◆ What you are asked to do ◆
Leave out the pictures and repeat the data exactly.

◆ Data shown ◆
• • • • • • •
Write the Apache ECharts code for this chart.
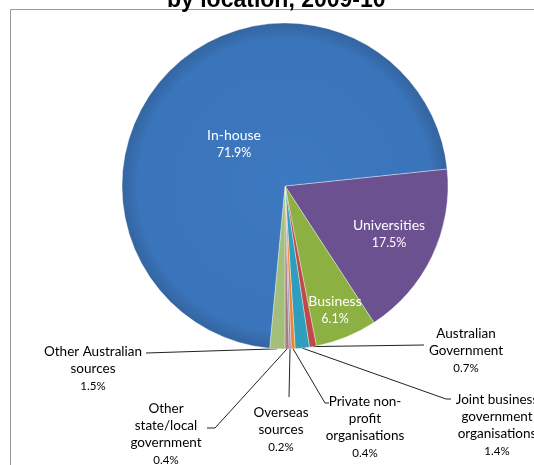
<!DOCTYPE html>
<html>
<head>
<meta charset="utf-8">
<script src="https://cdn.jsdelivr.net/npm/echarts@6/dist/echarts.min.js"></script>
<style>
  html, body { margin: 0; padding: 0; background: #fff; }
  #chart { width: 534px; height: 465px; }
</style>
</head>
<body>
<div id="chart"></div>
<script>
// Funding sources, listed clockwise from the In-house / Universities boundary
const categories = [
  'Universities',
  'Business',
  'Australian\nGovernment',
  'Joint business\ngovernment\norganisations',
  'Private non-\nprofit\norganisations',
  'Overseas\nsources',
  'Other\nstate/local\ngovernment',
  'Other Australian\nsources',
  'In-house'
];
const shares = [17.5, 6.1, 0.7, 1.4, 0.4, 0.2, 0.4, 1.5, 71.9];
const sliceColors = [
  '#6c5190', '#8cb042', '#bd4a47', '#2f9dbc', '#eb8634',
  '#9089aa', '#a87b86', '#a3bf7b', '#3a74ba'
];
const insideLabel = [true, true, false, false, false, false, false, false, true];

// Pie geometry and label placement
const CX = 285, CY = 186, R = 163, START = 6;
const labelSpots = [
  { x: 389, y: 216 },                                  // Universities
  { x: 335, y: 292 },                                  // Business
  { x: 466, y: 325, elbow: [424, 345] },               // Australian Government
  { x: 497, y: 391, elbow: [446, 399], end: [451, 399] },
  { x: 365, y: 393, elbow: [325, 403], end: [329, 403] },
  { x: 281, y: 404, elbow: [289, 397] },
  { x: 166, y: 400, elbow: [215, 428], end: [207, 428] },
  { x: 93, y: 343, elbow: [146, 353] },
  { x: 234, y: 126 }                                   // In-house
];

const total = shares.reduce((a, b) => a + b, 0);
function edgePoint(i) {
  let before = 0;
  for (let k = 0; k < i; k++) before += shares[k];
  const deg = START - (before + shares[i] / 2) / total * 360;
  const rad = deg * Math.PI / 180;
  return [CX + R * Math.cos(rad), CY - R * Math.sin(rad)];
}

const data = categories.map((name, i) => {
  const item = {
    name: name,
    value: shares[i],
    itemStyle: { color: sliceColors[i] },
    label: insideLabel[i]
      ? { position: 'inside', formatter: '{a|{b}}\n{c|{c}%}' }
      : { position: 'outside', formatter: '{n|{b}}\n{p|{c}%}' },
    labelLine: { show: !insideLabel[i] }
  };
  if (name === 'In-house') {
    item.itemStyle.color = {
      type: 'radial', x: 0.5, y: 0.5, r: 0.5,
      colorStops: [
        { offset: 0, color: '#3d79c0' },
        { offset: 0.9, color: '#3a74ba' },
        { offset: 1, color: '#33649f' }
      ]
    };
  }
  return item;
});

const chart = echarts.init(document.getElementById('chart'), null, { renderer: 'canvas' });
chart.setOption({
  backgroundColor: '#ffffff',
  animation: false,
  title: {
    text: 'by location, 2009-10',
    left: 162,
    top: -16,
    textStyle: { fontFamily: 'Liberation Sans', fontWeight: 'bold', fontSize: 23, color: '#000' }
  },
  graphic: [{
    type: 'rect',
    shape: { x: 10.5, y: 9.5, width: 560, height: 500 },
    style: { fill: 'none', stroke: '#9a9a9a', lineWidth: 1 },
    silent: true,
    z: -1
  }],
  series: [{
    type: 'pie',
    center: [CX, CY],
    radius: R,
    startAngle: START,
    clockwise: true,
    avoidLabelOverlap: false,
    data: data,
    itemStyle: { borderColor: 'rgba(255,255,255,0.45)', borderWidth: 0.8 },
    label: {
      fontFamily: 'Lato',
      rich: {
        a: { color: '#fff', fontSize: 14, lineHeight: 18, fontFamily: 'Lato' },
        c: { color: '#fff', fontSize: 12.5, lineHeight: 18, fontFamily: 'Lato' },
        n: { color: '#000', fontSize: 13.5, lineHeight: 17, fontFamily: 'Lato' },
        p: { color: '#000', fontSize: 11.5, lineHeight: 18, fontFamily: 'Lato' }
      }
    },
    labelLine: {
      show: true,
      lineStyle: { color: '#222', width: 1 }
    },
    labelLayout: function (params) {
      const i = params.dataIndex;
      const spot = labelSpots[i];
      const out = { x: spot.x, y: spot.y, align: 'center', verticalAlign: 'top' };
      if (spot.elbow) {
        const pts = [edgePoint(i), spot.elbow];
        if (spot.end) pts.push(spot.end);
        else pts.push(spot.elbow.slice());
        out.labelLinePoints = pts;
      }
      return out;
    }
  }]
});
</script>
</body>
</html>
• • • • • • •
◆ Answer to this task ◆
Write the Apache ECharts code for this chart.
<!DOCTYPE html>
<html>
<head>
<meta charset="utf-8">
<script src="https://cdn.jsdelivr.net/npm/echarts@6/dist/echarts.min.js"></script>
<style>
  html, body { margin: 0; padding: 0; background: #fff; }
  #chart { width: 534px; height: 465px; }
</style>
</head>
<body>
<div id="chart"></div>
<script>
// Funding sources, listed clockwise from the In-house / Universities boundary
const categories = [
  'Universities',
  'Business',
  'Australian\nGovernment',
  'Joint business\ngovernment\norganisations',
  'Private non-\nprofit\norganisations',
  'Overseas\nsources',
  'Other\nstate/local\ngovernment',
  'Other Australian\nsources',
  'In-house'
];
const shares = [17.5, 6.1, 0.7, 1.4, 0.4, 0.2, 0.4, 1.5, 71.9];
const sliceColors = [
  '#6c5190', '#8cb042', '#bd4a47', '#2f9dbc', '#eb8634',
  '#9089aa', '#a87b86', '#a3bf7b', '#3a74ba'
];
const insideLabel = [true, true, false, false, false, false, false, false, true];

// Pie geometry and label placement
const CX = 285, CY = 186, R = 163, START = 6;
const labelSpots = [
  { x: 389, y: 216 },                                  // Universities
  { x: 335, y: 292 },                                  // Business
  { x: 466, y: 325, elbow: [424, 345] },               // Australian Government
  { x: 497, y: 391, elbow: [446, 399], end: [451, 399] },
  { x: 365, y: 393, elbow: [325, 403], end: [329, 403] },
  { x: 281, y: 404, elbow: [289, 397] },
  { x: 166, y: 400, elbow: [215, 428], end: [207, 428] },
  { x: 93, y: 343, elbow: [146, 353] },
  { x: 234, y: 126 }                                   // In-house
];

const total = shares.reduce((a, b) => a + b, 0);
function edgePoint(i) {
  let before = 0;
  for (let k = 0; k < i; k++) before += shares[k];
  const deg = START - (before + shares[i] / 2) / total * 360;
  const rad = deg * Math.PI / 180;
  return [CX + R * Math.cos(rad), CY - R * Math.sin(rad)];
}

const data = categories.map((name, i) => {
  const item = {
    name: name,
    value: shares[i],
    itemStyle: { color: sliceColors[i] },
    label: insideLabel[i]
      ? { position: 'inside', formatter: '{a|{b}}\n{c|{c}%}' }
      : { position: 'outside', formatter: '{n|{b}}\n{p|{c}%}' },
    labelLine: { show: !insideLabel[i] }
  };
  if (name === 'In-house') {
    item.itemStyle.color = {
      type: 'radial', x: 0.5, y: 0.5, r: 0.5,
      colorStops: [
        { offset: 0, color: '#3d79c0' },
        { offset: 0.9, color: '#3a74ba' },
        { offset: 1, color: '#33649f' }
      ]
    };
  }
  return item;
});

const chart = echarts.init(document.getElementById('chart'), null, { renderer: 'canvas' });
chart.setOption({
  backgroundColor: '#ffffff',
  animation: false,
  title: {
    text: 'by location, 2009-10',
    left: 162,
    top: -16,
    textStyle: { fontFamily: 'Liberation Sans', fontWeight: 'bold', fontSize: 23, color: '#000' }
  },
  graphic: [{
    type: 'rect',
    shape: { x: 10.5, y: 9.5, width: 560, height: 500 },
    style: { fill: 'none', stroke: '#9a9a9a', lineWidth: 1 },
    silent: true,
    z: -1
  }],
  series: [{
    type: 'pie',
    center: [CX, CY],
    radius: R,
    startAngle: START,
    clockwise: true,
    avoidLabelOverlap: false,
    data: data,
    itemStyle: { borderColor: 'rgba(255,255,255,0.45)', borderWidth: 0.8 },
    label: {
      fontFamily: 'Lato',
      rich: {
        a: { color: '#fff', fontSize: 14, lineHeight: 18, fontFamily: 'Lato' },
        c: { color: '#fff', fontSize: 12.5, lineHeight: 18, fontFamily: 'Lato' },
        n: { color: '#000', fontSize: 13.5, lineHeight: 17, fontFamily: 'Lato' },
        p: { color: '#000', fontSize: 11.5, lineHeight: 18, fontFamily: 'Lato' }
      }
    },
    labelLine: {
      show: true,
      lineStyle: { color: '#222', width: 1 }
    },
    labelLayout: function (params) {
      const i = params.dataIndex;
      const spot = labelSpots[i];
      const out = { x: spot.x, y: spot.y, align: 'center', verticalAlign: 'top' };
      if (spot.elbow) {
        const pts = [edgePoint(i), spot.elbow];
        if (spot.end) pts.push(spot.end);
        else pts.push(spot.elbow.slice());
        out.labelLinePoints = pts;
      }
      return out;
    }
  }]
});
</script>
</body>
</html>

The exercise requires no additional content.